The British decided to send in their troops to guard a possible German invasion. The Greeks did not want the British troops on their soil since they felt that would incite Hitler to attack. They were right. The Germans sent their armour into Greece and beat the British in every engagement. The British soon abandoned their Ally, Greece, and were evacuated by the Royal Navy. This is where they suffered their losses, when their own Navy could not protect the troop ships from attacks by the Luftwaffe. "...about 12,000 men and substantial amounts of equipment, almost all the casualties coming during the evacuation when ships were sunk and machine-gunned unremittingly by the Luftwaffe." (p. 144) This is further evidence that the British did not put up much resistance against the Germans in Greece, or their casualties would have been on land in the front lines, not when escaping on their Navy's ships. The author does add "In the end, Greece was not materially helped, and there are those who claim she would have been better off-or at least no worse off-without the British intervention." (p. 145)
- The author again makes an error on the impact of the German invasion of Greece. He states it was not a factor in delaying the German attack of Russia (p. 146). This is a totally illogical argument since it is a fact that the Greek campaign cost the German's time from other campaigns and it also diverted their armour and troops. Anyone with a basic understanding of project management, can understand that the Greek invasion was a predecessor of the invasion of Russia, and therefore in the critical path. It caused a day for day slip. The Russian front was so vast, the resources used in Greece was critical for being available to the start of war with Russia, and that is what caused the delay which made the German's fight into a brutal winter which would cause their defeat.
- The author states "The Americans knew something was going to happen. They had broken several of the Japanese codes" (p. 169) However, the author keeps with the standard surprise attack position regarding Pearl Harbor, and does not even suggest the conspiracy theory regarding FDR knowing in advance of the attack (because of the broken naval codes), but allowing it to occur to force the American public (who were most isolationists because of their experience in WWI) to fight the expansionist polices of the Japanese and Germans. It should be noted that FDR was also reelected to a third term by promising to keep the US out of the war.
- The author stated (also see the Leadership topic) that the troops understood and accepted the logic of MacArthur's running from the battle, but felt bitterly betrayed (p. 211). How do you feel betrayed, yet agree with someones action? That is impossible and illogical. The reason many US officers were admired is that they led by example (see Band of Brothers for an excellent example). MacArthur led by running from the battle. No wonder the troops were discouraged and quick to surrender even though they outnumbered the enemy. What is even more remarkable, is strength is from a defensive position. The attacker often needs four times the troops to overcome the enemy who is dug-in and well-positioned. The author fails to suggest the fallibility of MacArthur as a commander and counter the myth of his leadership based on the facts.

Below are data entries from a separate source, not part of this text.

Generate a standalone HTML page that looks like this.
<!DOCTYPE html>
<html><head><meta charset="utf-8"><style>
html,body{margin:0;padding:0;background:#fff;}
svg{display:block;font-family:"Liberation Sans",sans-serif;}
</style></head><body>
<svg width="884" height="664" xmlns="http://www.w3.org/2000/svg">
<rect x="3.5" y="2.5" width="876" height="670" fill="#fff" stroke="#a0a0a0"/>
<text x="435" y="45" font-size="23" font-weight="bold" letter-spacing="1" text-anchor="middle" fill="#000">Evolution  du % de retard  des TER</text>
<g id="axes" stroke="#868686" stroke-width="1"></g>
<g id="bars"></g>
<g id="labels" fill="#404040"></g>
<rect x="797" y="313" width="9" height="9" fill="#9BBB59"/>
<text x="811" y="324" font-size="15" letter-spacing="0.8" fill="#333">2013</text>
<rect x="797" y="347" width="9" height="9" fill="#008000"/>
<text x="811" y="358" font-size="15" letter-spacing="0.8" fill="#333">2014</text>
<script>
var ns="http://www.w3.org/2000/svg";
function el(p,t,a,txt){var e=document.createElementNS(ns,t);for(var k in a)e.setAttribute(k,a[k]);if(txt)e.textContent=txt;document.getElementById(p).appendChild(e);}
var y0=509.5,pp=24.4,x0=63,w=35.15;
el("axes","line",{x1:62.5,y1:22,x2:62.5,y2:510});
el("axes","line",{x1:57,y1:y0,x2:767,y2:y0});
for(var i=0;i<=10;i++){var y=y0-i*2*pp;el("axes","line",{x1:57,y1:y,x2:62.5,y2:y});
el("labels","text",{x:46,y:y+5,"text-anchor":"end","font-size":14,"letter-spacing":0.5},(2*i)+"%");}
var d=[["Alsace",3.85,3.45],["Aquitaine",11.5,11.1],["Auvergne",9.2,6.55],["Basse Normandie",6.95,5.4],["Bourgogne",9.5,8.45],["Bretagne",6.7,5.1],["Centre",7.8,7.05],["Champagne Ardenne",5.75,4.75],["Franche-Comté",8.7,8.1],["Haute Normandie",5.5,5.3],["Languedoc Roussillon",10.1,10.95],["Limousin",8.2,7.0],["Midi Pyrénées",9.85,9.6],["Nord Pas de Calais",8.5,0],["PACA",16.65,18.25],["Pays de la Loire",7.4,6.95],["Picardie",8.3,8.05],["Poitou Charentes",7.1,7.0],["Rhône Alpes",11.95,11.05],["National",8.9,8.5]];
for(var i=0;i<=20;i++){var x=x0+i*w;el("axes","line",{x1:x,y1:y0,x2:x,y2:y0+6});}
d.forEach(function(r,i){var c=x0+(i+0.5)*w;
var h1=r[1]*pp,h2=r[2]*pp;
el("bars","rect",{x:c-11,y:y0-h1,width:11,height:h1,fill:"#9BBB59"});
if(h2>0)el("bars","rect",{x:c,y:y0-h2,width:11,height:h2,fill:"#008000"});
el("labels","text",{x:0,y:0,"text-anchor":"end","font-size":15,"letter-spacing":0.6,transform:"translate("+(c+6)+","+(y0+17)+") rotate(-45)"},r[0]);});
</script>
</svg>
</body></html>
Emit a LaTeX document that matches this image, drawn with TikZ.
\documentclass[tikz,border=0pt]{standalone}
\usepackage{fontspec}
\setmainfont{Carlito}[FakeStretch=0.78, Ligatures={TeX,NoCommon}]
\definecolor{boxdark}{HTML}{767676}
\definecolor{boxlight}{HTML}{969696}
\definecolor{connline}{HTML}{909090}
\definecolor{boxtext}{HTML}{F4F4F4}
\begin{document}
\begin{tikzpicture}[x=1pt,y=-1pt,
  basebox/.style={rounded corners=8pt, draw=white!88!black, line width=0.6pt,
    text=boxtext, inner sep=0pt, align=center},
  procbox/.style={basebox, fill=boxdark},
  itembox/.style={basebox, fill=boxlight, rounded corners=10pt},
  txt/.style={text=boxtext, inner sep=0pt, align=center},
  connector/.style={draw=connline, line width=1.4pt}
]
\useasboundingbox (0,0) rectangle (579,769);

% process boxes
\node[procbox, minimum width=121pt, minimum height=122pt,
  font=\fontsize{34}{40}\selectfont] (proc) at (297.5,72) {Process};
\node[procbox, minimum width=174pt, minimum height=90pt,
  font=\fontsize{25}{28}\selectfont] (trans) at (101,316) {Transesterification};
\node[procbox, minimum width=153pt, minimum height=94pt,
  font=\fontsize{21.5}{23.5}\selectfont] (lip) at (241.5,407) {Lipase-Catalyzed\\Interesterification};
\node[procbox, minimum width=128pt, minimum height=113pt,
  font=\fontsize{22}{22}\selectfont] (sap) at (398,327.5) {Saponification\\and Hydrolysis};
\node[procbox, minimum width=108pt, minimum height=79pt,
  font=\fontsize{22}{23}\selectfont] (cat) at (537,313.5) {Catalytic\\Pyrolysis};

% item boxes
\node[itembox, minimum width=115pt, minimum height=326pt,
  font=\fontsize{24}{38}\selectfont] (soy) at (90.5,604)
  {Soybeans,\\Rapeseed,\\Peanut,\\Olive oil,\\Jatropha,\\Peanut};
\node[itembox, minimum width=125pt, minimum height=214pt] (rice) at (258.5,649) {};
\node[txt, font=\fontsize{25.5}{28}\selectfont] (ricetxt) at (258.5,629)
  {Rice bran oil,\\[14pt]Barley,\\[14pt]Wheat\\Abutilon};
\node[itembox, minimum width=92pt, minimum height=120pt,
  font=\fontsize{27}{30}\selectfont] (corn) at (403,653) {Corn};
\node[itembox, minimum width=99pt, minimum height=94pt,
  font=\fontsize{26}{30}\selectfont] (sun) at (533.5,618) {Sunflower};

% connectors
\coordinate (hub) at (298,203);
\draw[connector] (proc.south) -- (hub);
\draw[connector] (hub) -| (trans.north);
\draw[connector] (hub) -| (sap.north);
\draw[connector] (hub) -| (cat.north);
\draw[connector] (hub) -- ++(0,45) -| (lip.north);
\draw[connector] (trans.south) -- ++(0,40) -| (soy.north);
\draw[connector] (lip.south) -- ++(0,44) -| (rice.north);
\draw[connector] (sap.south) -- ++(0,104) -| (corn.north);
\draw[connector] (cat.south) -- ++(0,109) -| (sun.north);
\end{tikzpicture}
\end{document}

- The author states in the North Africa campaign, General Montgomery beat Rommel. "El Alamein was one of the great turning points of the war, fairly won and exploited to the full." (p. 223) This completely contradicts what the author previously states: "The British and Commonwealth troops, about 200,000 strong, outnumbered the Germans and Italians in men and tanks by two to one; they enjoyed complete air superiority." (p. 222) "Montgomery did have one startling advantage enjoyed by his predecessors: he had a copy of Rommel's operation order. The Germans were still unaware that the British code-breakers were reading their signals." (p. 221) Additionally, the author does not give much emphasis on Rommel's supply problems as a factor in his defeat when he was almost abandoned by the Germans without adequate supplies and reinforcements needed to win.